(Publicado hace años en la revista Rockaxis, en mi desaparecida columna "Paisaje Sonoro")
Aquí
estoy, en pana en el costado caletero de una autopista urbana. Son las dos de
alguna tarde. Se supone que este es uno de los cruces peligrosos. Asaltan a
plena luz del día, dicen, y la policía entra lo justo y necesario. Bajo esta
pasarela los borrachos se revuelcan mientras duermen. Allá en la cancha, unos
locos se mandan los mejores pipazos y me miran sin decidirse a nada. El
territorio tiene una pátina de polvo y un humear que desdibuja los paisajes.
Pero
bien. No es el final de un camino ni nada que se le parezca. Es mi ciudad, son
mis compatriotas, soy uno más. Tengo la misma hambre, la propia sed del
espíritu y la carne. Me paro en la vereda, miro alrededor con gesto limpio, me
trago el horizonte con los ojos. Busco entre los pobres departamentos la señal oculta que me abra la visión.
Entonces le sonrío a los que pasan mientras marco en mi celular un número
amistoso, imprescindible.
La
paz sea conmigo: mi socio de siempre ya viene a remolcarme. Hace un rato un
vecino de un block cercano se acercó a darme ayuda, pero pese a su sabiduría de
taxista, el auto igual no quiso andar.

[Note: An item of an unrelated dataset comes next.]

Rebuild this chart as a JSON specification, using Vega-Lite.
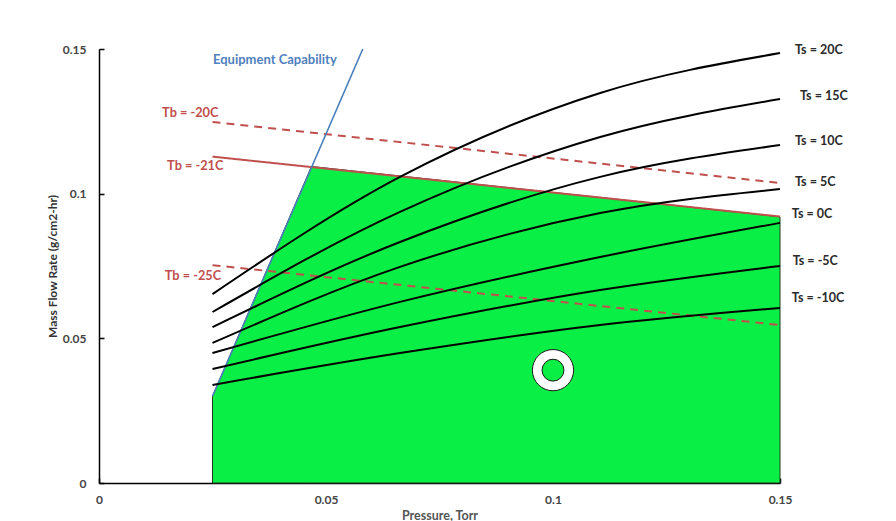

Una señora chiquita me ofreció teléfono.
Una niña hermosa me preguntó la hora. Un flaco en bici me consultó si
necesitaba una grúa. Los minutos se deslizan suaves por mi reloj, todo fluye en
perfecta y mísera armonía. Los tiempos de este grupo que se ayuda por instinto
van calzando perfectamente, y ponemos cara de salvados, diciendo “buenas
tardes, buenas tardes”.
Chilenos
todos: nos vemos peligrosos desde las modernas autopistas; parecemos agresivos,
racistas, malos y descabellados desde los bien editados noticieros. Lucimos
autodestructivos en estudios de sesudas autoridades académicas, políticas o lo
que sean. Pero aquí estamos. Esperamos micro en el epicentro del caos
ciudadano. Compramos pan. Fumamos cigarros. Tomamos este leve solcito invernal.
Deseamos desesperadamente el pasado mañana, el minuto subsiguiente, la llegada
del amigo, de la amada, alguien que ayude y acompañe.
Mientras
hojeo una Rockaxis más que atrasada, sentado en el capó, pienso en el miedo que
no tengo. Con lo que resta de batería hago funcionar la radio, conectada a la
mala con mi pendrive de diez lucas. Las escalas menores de Neil Young acompañan
esta espera. Con su blues llama a las ambulancias que pasan de largo. Bajo este
puente, el viento de los camiones pasa las páginas de la revista; pienso en
esos ojos bellos, que me aconsejaban hace un par de días llevar el auto donde
Monchito, el mecánico. ¿Y bien? Como siempre, desoigo los consejos y avanzo por
calles que no tienen dios, sino apenas unas animitas desteñidas. Levanto la
vista. Mi socio, mi hermano, se aparece allá, por el semáforo, con las luces
encendidas para que lo vea. Nada está perdido, ni siquiera yo.